Our only evidence of the transition from copper-bronze age to the Iron Age is the monuments like dolmens, cairns, cromolechs etc. These have been found in wide areas all over India, such as Assam, Bihar, Orissa, Central India, Gujarat and Kashmir. But by far the largest number has been found in south India, in Karnataka and the Deccan. These iron monuments appear to have belonged to both pre-historic and historic periods.
Some of these monuments have been found at Ranchi which are supposed to have been the work of the Asuras, that is, the ancient predecessors of the present day Mundas. But these were found along with polished stone tools, wheel-made pottery, copper and bronze materials. It is, therefore, impossible to determine the date of the beginning of Iron Age in this area.
Monuments discovered in Hyderabad, Mysore, Tinnevelly district, Coimbatore, Malabar, Penumbur etc. also show varied stages of development.
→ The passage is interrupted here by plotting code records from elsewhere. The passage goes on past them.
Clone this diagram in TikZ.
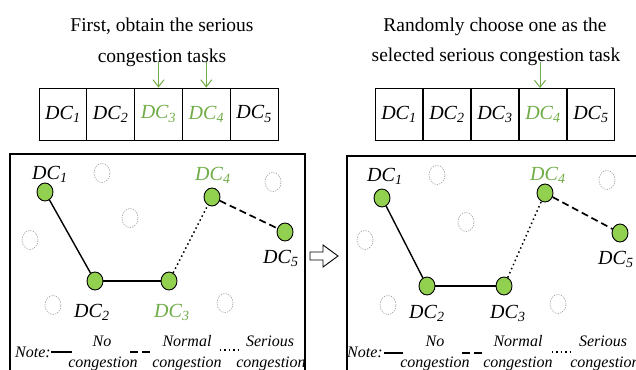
\documentclass[tikz,border=0pt]{standalone}
\usepackage{fontspec}
\setmainfont{Liberation Serif}
\usetikzlibrary{shapes.geometric,arrows.meta}
\definecolor{dcgreen}{RGB}{112,173,71}
\definecolor{dcfill}{RGB}{146,208,80}
\newcommand\dcl[1]{\textit{DC}\textsubscript{\textit{#1}}}
\tikzset{
  title/.style={font=\fontsize{19.5}{23}\selectfont, anchor=base, inner sep=0pt},
  cell/.style={draw, line width=0.9pt, minimum width=47.8pt, minimum height=52pt,
    inner sep=0pt, font=\fontsize{20}{24}\selectfont},
  dc/.style={ellipse, draw, line width=0.9pt, fill=dcfill, minimum width=16pt,
    minimum height=18pt, inner sep=0pt},
  ghost/.style={ellipse, draw=gray!80, line width=0.6pt, dash pattern=on 1.2pt off 1.2pt,
    minimum width=16pt, minimum height=19pt, inner sep=0pt},
  lbl/.style={anchor=base west, inner sep=0pt, font=\fontsize{20}{24}\selectfont},
  leg/.style={anchor=base, inner sep=0pt, font=\fontsize{16}{19}\selectfont\itshape},
  link/.style={line width=1.4pt},
  normal/.style={line width=1.7pt, dash pattern=on 7pt off 4pt},
  serious/.style={line width=1.5pt, dash pattern=on 1.5pt off 3pt},
  garrow/.style={draw=dcgreen, line width=1pt, -{Straight Barb[length=7pt,width=11pt,line width=1pt]}},
  frame/.style={draw, line width=1.1pt},
}
\begin{document}
\begin{tikzpicture}[x=1pt,y=-1pt]
\clip (0,0) rectangle (636,369);
\fill[white] (0,0) rectangle (636,369);

% ---------- left half: detecting the serious congestion tasks ----------
\node[title] (tl1) at (162,32) {First, obtain the serious};
\node[title] (tl2) at (162,62) {congestion tasks};

\node[cell] (cL1) at (62.9,114) {\dcl{1}};
\node[cell] (cL2) at (110.7,114) {\dcl{2}};
\node[cell, text=dcgreen] (cL3) at (158.5,114) {\dcl{3}};
\node[cell, text=dcgreen] (cL4) at (206.3,114) {\dcl{4}};
\node[cell] (cL5) at (254.1,114) {\dcl{5}};

\coordinate (pL3) at (158.5,62);
\coordinate (pL4) at (206.3,62);
\draw[garrow] (pL3) -- (cL3.north);
\draw[garrow] (pL4) -- (cL4.north);

\draw[frame] (10,154) rectangle (305,380);

\node[ghost] (gL1) at (102,173) {};
\node[ghost] (gL2) at (273,182) {};
\node[ghost] (gL3) at (130,218) {};
\node[ghost] (gL4) at (30,240) {};
\node[ghost] (gL5) at (53,305) {};
\node[ghost] (gL6) at (225,303) {};

\node[dc] (nL1) at (45,192) {};
\node[dc] (nL2) at (95,281) {};
\node[dc] (nL3) at (169,281) {};
\node[dc] (nL4) at (212,197) {};
\node[dc] (nL5) at (285,232) {};

\draw[link] (nL1) -- (nL2);
\draw[link] (nL2) -- (nL3);
\draw[serious] (nL3) -- (nL4);
\draw[normal] (nL4) -- (nL5);

\node[lbl] (xL1) at (32,179) {\dcl{1}};
\node[lbl] (xL2) at (74,317) {\dcl{2}};
\node[lbl, text=dcgreen] (xL3) at (154,317) {\dcl{3}};
\node[lbl, text=dcgreen] (xL4) at (195,180) {\dcl{4}};
\node[lbl] (xL5) at (263,263) {\dcl{5}};

% legend
\node[leg, anchor=base west] (nL) at (15,357) {Note:};
\coordinate (sL1) at (51,352); \coordinate (sL2) at (72,352);
\draw[line width=1.6pt] (sL1) -- (sL2);
\node[leg] (noL) at (102,346) {No};
\node[leg] (ncL) at (103,367) {congestion};
\coordinate (dL1) at (130,352); \coordinate (dL2) at (150,352);
\draw[line width=2pt, dash pattern=on 8pt off 4pt] (dL1) -- (dL2);
\node[leg] (nmL) at (187,346) {Normal};
\node[leg] (mcL) at (187,367) {congestion};
\coordinate (oL1) at (220,350); \coordinate (oL2) at (241,350);
\draw[line width=1.4pt, dash pattern=on 1.4pt off 3pt] (oL1) -- (oL2);
\node[leg] (srL) at (270,346) {Serious};
\node[leg] (scL) at (271,367) {congestion};

% ---------- hollow arrow ----------
\draw[line width=0.9pt, fill=white, line join=miter]
  (310,252) -- (323,252) -- (323,245) -- (338,256) -- (323,267) -- (323,260) -- (310,260) -- cycle;

% ---------- right half: choosing one task ----------
\node[title] (tr1) at (495,32) {Randomly choose one as the};
\node[title] (tr2) at (496,61) {selected serious congestion task};

\node[cell] (cR1) at (399,114.5) {\dcl{1}};
\node[cell] (cR2) at (447,114.5) {\dcl{2}};
\node[cell] (cR3) at (495,114.5) {\dcl{3}};
\node[cell, text=dcgreen] (cR4) at (543,114.5) {\dcl{4}};
\node[cell] (cR5) at (591,114.5) {\dcl{5}};

\coordinate (pR4) at (540,62);
\draw[garrow] (pR4) -- (pR4 |- cR4.north);

\draw[frame] (347,156) rectangle (645,380);

\node[ghost] (gR1) at (437,175) {};
\node[ghost] (gR2) at (607,180) {};
\node[ghost] (gR3) at (466,222) {};
\node[ghost] (gR4) at (365,240) {};
\node[ghost] (gR5) at (388,305) {};
\node[ghost] (gR6) at (558,304) {};

\node[dc] (nR1) at (382,198) {};
\node[dc] (nR2) at (427,286) {};
\node[dc] (nR3) at (504,286) {};
\node[dc] (nR4) at (545,193) {};
\node[dc] (nR5) at (620,233) {};

\draw[link] (nR1) -- (nR2);
\draw[link] (nR2) -- (nR3);
\draw[serious] (nR3) -- (nR4);
\draw[normal] (nR4) -- (nR5);

\node[lbl] (xR1) at (367,181) {\dcl{1}};
\node[lbl] (xR2) at (409,318) {\dcl{2}};
\node[lbl] (xR3) at (490,318) {\dcl{3}};
\node[lbl, text=dcgreen] (xR4) at (530,180) {\dcl{4}};
\node[lbl] (xR5) at (598,264) {\dcl{5}};

% legend
\node[leg, anchor=base west] (nR) at (347,357) {Note:};
\coordinate (sR1) at (384,353); \coordinate (sR2) at (403,353);
\draw[line width=1.6pt] (sR1) -- (sR2);
\node[leg] (noR) at (435,346) {No};
\node[leg] (ncR) at (435,367) {congestion};
\coordinate (dR1) at (462,353); \coordinate (dR2) at (482,353);
\draw[line width=2pt, dash pattern=on 8pt off 4pt] (dR1) -- (dR2);
\node[leg] (nmR) at (518,346) {Normal};
\node[leg] (mcR) at (518,367) {congestion};
\coordinate (oR1) at (552,352); \coordinate (oR2) at (573,352);
\draw[line width=1.4pt, dash pattern=on 1.4pt off 3pt] (oR1) -- (oR2);
\node[leg] (srR) at (603,346) {Serious};
\node[leg] (scR) at (605,367) {congestion};
\end{tikzpicture}
\end{document}
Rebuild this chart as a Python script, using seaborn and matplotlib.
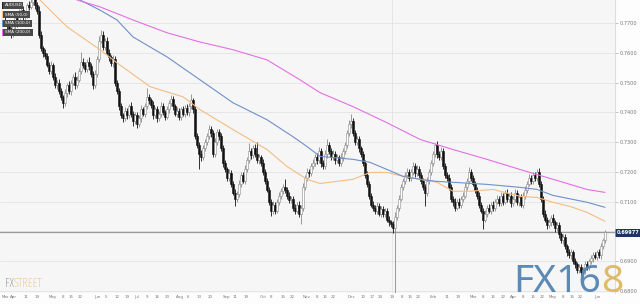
import logging
import numpy as np
import pandas as pd
import matplotlib
matplotlib.use("Agg")
import matplotlib.pyplot as plt
from matplotlib.patches import Rectangle
from matplotlib.font_manager import FontProperties
import seaborn as sns

logging.getLogger("matplotlib.font_manager").setLevel(logging.ERROR)

# ---------------- data (prices in pips, 1 pip = 0.0001) ----------------
first_open = 7710
closes = [
    7700, 7690, 7675, 7660, 7690, 7715, 7700, 7735, 7745, 7720,
    7730, 7760, 7755, 7770, 7785, 7760, 7740, 7660, 7615, 7600,
    7590, 7560, 7540, 7560, 7520, 7490, 7500, 7470, 7450, 7430,
    7465, 7490, 7470, 7500, 7520, 7490, 7510, 7540, 7570, 7560,
    7545, 7570, 7555, 7530, 7490, 7530, 7580, 7640, 7660, 7620,
    7640, 7600, 7585, 7565, 7580, 7500, 7470, 7420, 7390, 7380,
    7405, 7390, 7420, 7395, 7370, 7390, 7360, 7380, 7410, 7395,
    7420, 7450, 7440, 7425, 7390, 7410, 7380, 7395, 7420, 7400,
    7385, 7410, 7430, 7445, 7420, 7395, 7405, 7385, 7410, 7395,
    7415, 7400, 7420, 7440, 7410, 7320, 7290, 7260, 7250, 7280,
    7300, 7320, 7345, 7330, 7260, 7300, 7335, 7320, 7280, 7230,
    7210, 7180, 7195, 7160, 7130, 7110, 7125, 7160, 7190, 7170,
    7210, 7240, 7270, 7255, 7280, 7260, 7240, 7250, 7230, 7200,
    7170, 7140, 7100, 7070, 7090, 7070, 7100, 7120, 7135, 7150,
    7140, 7120, 7105, 7110, 7080, 7070, 7090, 7060, 7080, 7150,
    7180, 7200, 7195, 7220, 7230, 7250, 7240, 7270, 7230, 7220,
    7260, 7290, 7270, 7250, 7260, 7240, 7250, 7230, 7250, 7270,
    7290, 7330, 7360, 7370, 7330, 7300, 7310, 7280, 7260, 7230,
    7190, 7160, 7120, 7090, 7080, 7070, 7085, 7060, 7075, 7060,
    7070, 7040, 7030, 7025, 7010, 7050, 7080, 7110, 7150, 7170,
    7190, 7200, 7180, 7200, 7220, 7195, 7210, 7190, 7170, 7150,
    7130, 7170, 7200, 7230, 7260, 7290, 7260, 7250, 7270, 7220,
    7190, 7180, 7150, 7110, 7100, 7080, 7100, 7090, 7110, 7120,
    7150, 7170, 7200, 7180, 7160, 7140, 7120, 7090, 7070, 7040,
    7060, 7080, 7070, 7090, 7080, 7100, 7110, 7095, 7120, 7100,
    7130, 7110, 7120, 7095, 7110, 7130, 7100, 7115, 7090, 7120,
    7140, 7160, 7180, 7170, 7190, 7180, 7200, 7160, 7110, 7060,
    7040, 7020, 7030, 7045, 7030, 7010, 7020, 6990, 6970, 6980,
    6950, 6930, 6920, 6930, 6900, 6890, 6870, 6880, 6865, 6870,
    6890, 6880, 6900, 6910, 6920, 6915, 6930, 6920, 6950, 6970, 6997.7,
]
wick_up = [
    12, 8, 15, 10, 6, 14, 9, 11, 7, 13,
    10, 8, 12, 9, 15, 7, 10, 18, 12, 9,
    14, 10, 8, 12, 7, 11, 9, 13, 10, 8,
    12, 9, 15, 8, 10, 14, 11, 9, 33, 12,
    10, 8, 14, 11, 9, 12, 10, 15, 17, 13,
    9, 14, 11, 8, 12, 10, 9, 13, 11, 8,
    12, 10, 8, 14, 9, 11, 12, 10, 15, 9,
    11, 33, 10, 8, 13, 9, 12, 10, 14, 11,
    9, 12, 10, 14, 11, 8, 13, 10, 9, 12,
    10, 14, 11, 20, 8, 12, 10, 9, 13, 11,
    10, 12, 14, 9, 11, 13, 10, 8, 12, 9,
    11, 8, 13, 10, 9, 12, 10, 14, 9, 11,
    12, 10, 28, 9, 11, 13, 40, 10, 8, 12,
    9, 11, 10, 8, 12, 10, 9, 13, 11, 10,
    25, 9, 12, 10, 8, 11, 9, 12, 10, 14,
    10, 12, 9, 11, 13, 10, 12, 15, 9, 11,
    12, 19, 10, 9, 13, 11, 10, 8, 12, 10,
    11, 12, 14, 23, 10, 9, 12, 10, 8, 11,
    9, 12, 10, 8, 11, 9, 13, 10, 12, 9,
    10, 8, 12, 9, 11, 14, 10, 12, 9, 11,
    10, 13, 9, 11, 14, 10, 12, 9, 11, 8,
    10, 12, 9, 11, 10, 8, 12, 10, 14, 9,
    11, 9, 12, 10, 8, 11, 9, 12, 10, 11,
    12, 10, 15, 9, 11, 10, 8, 12, 9, 10,
    11, 9, 12, 10, 13, 9, 11, 10, 12, 9,
    10, 12, 9, 11, 10, 13, 9, 11, 10, 12,
    11, 10, 12, 9, 11, 10, 8, 12, 9, 10,
    12, 9, 11, 10, 12, 9, 11, 10, 8, 12,
    10, 9, 12, 10, 8, 11, 9, 12, 10, 9,
    11, 10, 9, 12, 10, 11, 9, 12, 10, 9, 8,
]
wick_dn = [
    10, 14, 9, 12, 8, 11, 13, 9, 12, 10,
    9, 12, 10, 8, 11, 13, 9, 12, 10, 14,
    11, 9, 13, 10, 12, 8, 11, 10, 9, 15,
    10, 12, 9, 11, 8, 13, 10, 9, 11, 12,
    9, 11, 13, 10, 12, 9, 11, 10, 8, 12,
    11, 9, 12, 10, 13, 11, 9, 12, 10, 14,
    9, 11, 10, 12, 15, 9, 13, 10, 11, 9,
    12, 10, 11, 9, 13, 10, 12, 9, 11, 10,
    12, 9, 11, 10, 13, 9, 11, 12, 10, 9,
    11, 10, 12, 9, 13, 11, 10, 52, 12, 9,
    11, 10, 9, 12, 10, 11, 9, 13, 10, 12,
    9, 11, 10, 12, 9, 25, 11, 10, 12, 9,
    11, 10, 9, 12, 10, 11, 9, 13, 10, 12,
    11, 9, 12, 19, 10, 11, 9, 12, 10, 11,
    10, 12, 9, 11, 10, 13, 9, 12, 36, 10,
    11, 9, 12, 10, 11, 9, 12, 10, 13, 11,
    10, 12, 9, 11, 10, 12, 9, 11, 10, 12,
    9, 11, 10, 12, 9, 11, 10, 12, 9, 11,
    10, 12, 11, 9, 13, 10, 12, 9, 11, 10,
    12, 9, 11, 10, 15, 294, 12, 10, 9, 11,
    10, 12, 9, 11, 10, 13, 9, 11, 10, 12,
    45, 10, 12, 9, 11, 10, 12, 9, 11, 10,
    12, 9, 11, 10, 13, 12, 9, 11, 10, 12,
    9, 11, 10, 12, 9, 11, 10, 12, 9, 33,
    10, 12, 9, 11, 10, 13, 9, 11, 10, 12,
    9, 11, 10, 12, 9, 11, 10, 13, 9, 11,
    10, 12, 9, 11, 10, 12, 9, 11, 10, 12,
    9, 11, 10, 12, 9, 11, 10, 12, 9, 11,
    10, 12, 9, 11, 10, 12, 9, 11, 10, 8,
    12, 9, 11, 10, 12, 9, 11, 10, 12, 9, 10,
]

# moving averages, read at candle positions
sma50_idx = [17.5, 31, 47.5, 56, 72.5, 89, 97.5, 114, 131, 141, 151, 157.5, 174, 182.5,
             191, 199, 207.5, 216, 224, 232.5, 244, 257.5, 266, 274, 282.5, 291, 300]
sma50_val = [7777, 7687, 7610, 7566, 7486, 7452, 7409, 7342, 7275, 7218, 7175, 7161, 7175, 7198,
             7198, 7185, 7175, 7165, 7135, 7135, 7141, 7118, 7114, 7098, 7084, 7064, 7034]
sma100_idx = [37.5, 47.5, 56, 64, 81, 97.5, 114, 131, 144, 151, 157.5, 174, 182.5, 191, 199,
              207.5, 216, 224, 241, 257.5, 266, 274, 291, 300]
sma100_val = [7777, 7743, 7710, 7653, 7586, 7509, 7432, 7375, 7318, 7285, 7252, 7242, 7232, 7208,
              7185, 7175, 7168, 7165, 7158, 7148, 7141, 7121, 7098, 7081]
sma200_idx = [36, 47.5, 64, 81, 97.5, 114, 131, 147.5, 157.5, 174, 191, 207.5, 224, 241, 257.5,
              274, 291, 300]
sma200_val = [7777, 7754, 7710, 7667, 7636, 7610, 7576, 7509, 7466, 7419, 7365, 7309, 7275, 7242,
              7208, 7175, 7141, 7131]

y_ticks = [0.68, 0.69, 0.70, 0.71, 0.72, 0.73, 0.74, 0.75, 0.76, 0.77]
x_tick_labels = ["Mar", "Apr", "11", "19", "May", "8", "15", "22", "Jun", "5", "12", "19",
                 "Jul", "9", "16", "23", "Aug", "6", "13", "20", "Sep", "11", "19", "Oct", "8",
                 "15", "22", "Nov", "8", "15", "22", "Dec", "10", "17", "24", "19", "8", "15",
                 "22", "Feb", "11", "19", "Mar", "8", "15", "22", "Apr", "8", "15", "22", "May",
                 "8", "15", "22", "Jun"]
x_tick_pos = [0.3, 4, 10.5, 16, 24, 29, 33, 37.5, 46, 50.5, 56, 61, 66, 71, 76, 81, 87.5, 91.5,
              97, 102.5, 111, 115, 120.5, 129, 133, 139, 143.5, 151, 156, 160, 164, 173.5, 179,
              183.5, 187.5, 193.5, 198.5, 202.5, 206.5, 214, 221, 226.5, 234, 239, 244, 249, 254,
              259, 264, 268.5, 274, 279, 283.5, 287.5, 296]
legend_labels = ["AUDUSD", "SMA (50,0)", "SMA (100,0)", "SMA (200,0)"]

# ---------------- figure ----------------
sns.set_theme(style="white")
plt.rcParams["font.family"] = ["DejaVu Sans"]

W, H = 640, 304
fig = plt.figure(figsize=(6.4, 3.04), dpi=100)
fig.patch.set_facecolor("#fdfdfd")
ax = fig.add_axes([0, 11 / H, 615 / W, 293 / H])
ax.set_facecolor("#f6f6f6")

c = np.array(closes) / 10000.0
o = np.r_[first_open, closes[:-1]] / 10000.0
hi = np.maximum(o, c) + np.array(wick_up) / 10000.0
lo = np.minimum(o, c) - np.array(wick_dn) / 10000.0
x = np.arange(len(c))
df = pd.DataFrame({"x": x, "open": o, "close": c, "high": hi, "low": lo})
bull = df["close"] >= df["open"]

# grid
for t in y_ticks:
    ax.axhline(t, color="#e3e3e3", lw=0.6, zorder=0)
ax.axvline(193.5, color="#e3e3e3", lw=0.6, zorder=0)

# wicks
ax.vlines(df["x"], df["low"], df["high"],
          colors=np.where(bull, "#8a8a8a", "#111111"), lw=0.6, zorder=2)
# bodies
body = np.maximum((df["close"] - df["open"]).abs(), 0.00006)
ax.bar(df["x"], body, bottom=np.minimum(df["open"], df["close"]), width=1.3,
       color=np.where(bull, "#ffffff", "#111111"),
       edgecolor=np.where(bull, "#8a8a8a", "#111111"), lw=0.4, zorder=3)

# SMAs
for idx, val, col in [(sma50_idx, sma50_val, "#f3bd84"),
                      (sma100_idx, sma100_val, "#6f90c8"),
                      (sma200_idx, sma200_val, "#e46fe4")]:
    sns.lineplot(x=idx, y=np.array(val) / 10000.0, ax=ax, color=col, lw=0.8, zorder=4)

last = c[-1]
ax.axhline(last, color="#9a9a9a", lw=0.9, zorder=1)

ax.set_xlim(-2.5, 305)
ax.set_ylim(0.67933, 0.77770)

ax.yaxis.tick_right()
ax.set_yticks(y_ticks)
ax.set_yticklabels([f"{t:.4f}" for t in y_ticks])
ax.tick_params(axis="y", length=2, width=0.5, color="#aaaaaa", labelsize=3.6,
               labelcolor="#777777", pad=1.5, right=True)
ax.set_xticks(x_tick_pos)
ax.set_xticklabels(x_tick_labels)
ax.tick_params(axis="x", length=0, labelsize=2.9, labelcolor="#777777", pad=1.5)
for s in ["top", "left", "bottom"]:
    ax.spines[s].set_visible(False)
ax.spines["right"].set_color("#dddddd")
ax.spines["right"].set_linewidth(0.8)
ax.set_xlabel("")
ax.set_ylabel("")

# legend boxes (top-left)
leg_cols = ["#222222", "#f3bd84", "#6f90c8", "#e46fe4"]
leg_y = [5.5, 14.5, 23.5, 32]
leg_w = [21, 28, 30, 31]
for lab, col, yy, ww in zip(legend_labels, leg_cols, leg_y, leg_w):
    fig.patches.append(Rectangle((2 / W, 1 - (yy + 3.5) / H), ww / W, 7 / H,
                                 transform=fig.transFigure, fc="#4a4a4a", ec="none", zorder=10))
    fig.patches.append(Rectangle((2 / W, 1 - (yy + 3.5) / H), 1.5 / W, 7 / H,
                                 transform=fig.transFigure, fc=col, ec="none", zorder=11))
    fig.text(5 / W, 1 - yy / H, lab, color="white", fontsize=3.0, va="center", ha="left",
             zorder=12)

# current price label
fig.text(617 / W, 1 - 233 / H, f"{last:.5f}", color="white", fontsize=3.6, weight="bold",
         va="center", ha="left", zorder=12,
         bbox=dict(boxstyle="round,pad=0.3,rounding_size=0.15", fc="#1d3462", ec="none"))

# ---------------- watermarks (real text, narrowest available font) ----------------
renderer = fig.canvas.get_renderer()
candidates = [
    dict(family="Liberation Sans Narrow"),
    dict(family="DejaVu Sans", stretch="condensed"),
    dict(family="Noto Sans", stretch="condensed"),
    dict(family="Roboto", stretch="condensed"),
    dict(family="Open Sans", stretch="condensed"),
    dict(family="Liberation Sans"),
    dict(family="DejaVu Sans"),
]


def text_width(word, fp, size):
    t = fig.text(0, 0, word, fontproperties=fp, fontsize=size)
    w = t.get_window_extent(renderer).width
    t.remove()
    return w


def narrowest(word, weight):
    best, best_w = None, 1e9
    for cand in candidates:
        fp = FontProperties(weight=weight, **cand)
        w = text_width(word, fp, 40)
        if w < best_w:
            best, best_w = fp, w
    return best, best_w


def fitted_word(parts, colors, x0, y_base, width, cap_h, weight, alpha=1.0):
    word = "".join(parts)
    fp, w40 = narrowest(word, weight)
    size = min(40 * width / w40, cap_h)
    xx = x0
    for p, col in zip(parts, colors):
        t = fig.text(xx / W, 1 - y_base / H, p, fontproperties=fp, fontsize=size,
                     color=col, ha="left", va="baseline", alpha=alpha, zorder=12)
        xx += t.get_window_extent(renderer).width


fitted_word(["FX", "STREET"], ["#a0a0a0", "#f2c795"], 5, 287, 38, 9, "normal")
fitted_word(["FX16", "8"], ["#4f82b2", "#dcb75e"], 513, 292, 110, 37, "bold", alpha=0.93)

fig.savefig("out.png", dpi=100, facecolor=fig.get_facecolor())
Neolithic, Microlithic tools along with copper, bronze and iron implements have been discovered, making it difficult to identify the actual period of transition from copper-bronze age to the Iron Age. At this stage of our limited knowledge, no definite conclusion in this regard can be arrived at.
Proto-historic period is the age nearest to the historical period. In so far as India is concerned the civilisation of the Vedic period is the proto-historic period. The hymns composed by the Vedic priests had perfected a poetic technique. These hymns were praise of their gods and were sung at sacrifices. These were not reduced to writing but were handed down by words of mouth.
Even when the art of writing was widely known to the Indians, hymns were not committed to writing. The period of the Vedas, Brahmanas and Upanishads, says Prof. Basham, “is a sort of a transition from prehistory to history”. Naturally it falls in the proto-historic period of Indian history that is nearest to the historical period. But as Prof. Basham points out, If history, as distinct from archaeology, is the study of the human past from written sources, then Indian history begins with the Aryans. The Rig Veda and the great body of oral religious literature which follow it in the first half of the first millennium B.C. belong to the Hindu tradition. The Vedic hymns are still recited at weddings and funerals, and in the daily devotion of the brahman. Thus they are part of historical India, and do not belong to her buried pre-historic past.
But it cannot be denied that the Vedic period is not within the really historic period of India, for it is only the matter of religion about which we are fully informed. About other matters or events we have only indirect and vague references. Thus the Vedic Age of Indian history has to be regarded as the period immediately preceding the historical period; hence it belongs to the proto-historic period of India, a period which marks the transition from pre-historic to historic period of the Indian History.